Berlusconi facing defeat in Milan power base

ITALIAN prime minister Silvio Berlusconi was facing defeat in his northern power base of Milan yesterday in local elections that will raise doubts over the future of his fragile centre-right coalition government.

Berlusconi facing defeat in Milan power base

Facing three corruption trials and a lurid sex scandal, Berlusconi, the dominant figure in Italian politics for nearly two decades, suffered a drubbing in last week’s first round.

An uninspired centre-left easily held on to power in Turin and Bologna and the setbacks have unleashed divisions in the ruling alliance, with Berlusconi’s allies in the Northern League particularly alarmed at the prospect of losing Milan.

Italy’s financial capital and the base of Berlusconi’s vast business empire has not been held by the left for nearly 20 years. Defeat there would be a shattering blow to the 74-year-old prime minister that could destabilise the government.

First projections after polls closed yesterday showed leftist Giuliano Pisapia ahead in Milan with 52% of the vote against 48% for centre-right mayor Letizia Moratti.

The southern port of Naples is also set to fall to the opposition Italy of Values party.

With the government preparing to bring forward plans to slash the budget deficit by €40 billion after ratings agency Standard and Poor’s cut its outlook for Italy’s A+ rating to “negative” from “stable”, the stakes are high.

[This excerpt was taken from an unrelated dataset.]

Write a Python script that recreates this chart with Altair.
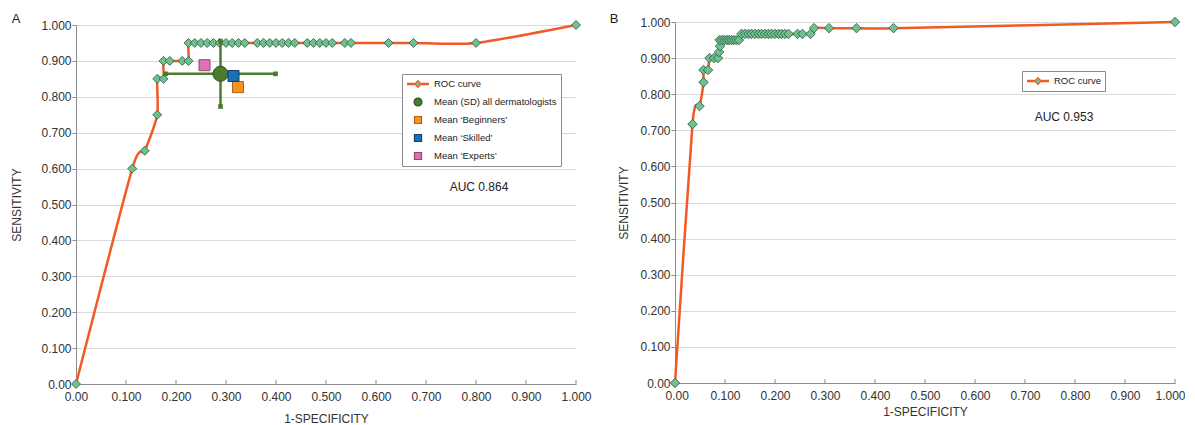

Italy has one of the most sluggish economies in Europe, more than a quarter of its young people are unemployed and government policy is constrained by the need to contain a debt mountain equivalent to some 120% of GDP.

In a move seen widely as a signal that he believed defeat in Milan was likely, Berlusconi chose to travel to Romania yesterday. But senior ministers have ruled out any change of course before the national elections in 2013.

“I don’t see any possibility of an alternative government. And I don’t think anyone wants early elections,” defence minister Ignazio La Russa, one of Berlusconi’s most faithful lieutenants, said.

After being punished for initially characterising the vote as a referendum on his popularity and policies, Berlusconi has blanketed the airwaves with trademark tirades against his longtime enemies, the left and “communist” magistrates.

Milan will become an “Islamic gypsyland” if the left wins, he predicted. Leftist voters lacked a brain anyway, he said, prompting internet spoofs and a lawsuit from an offended voter.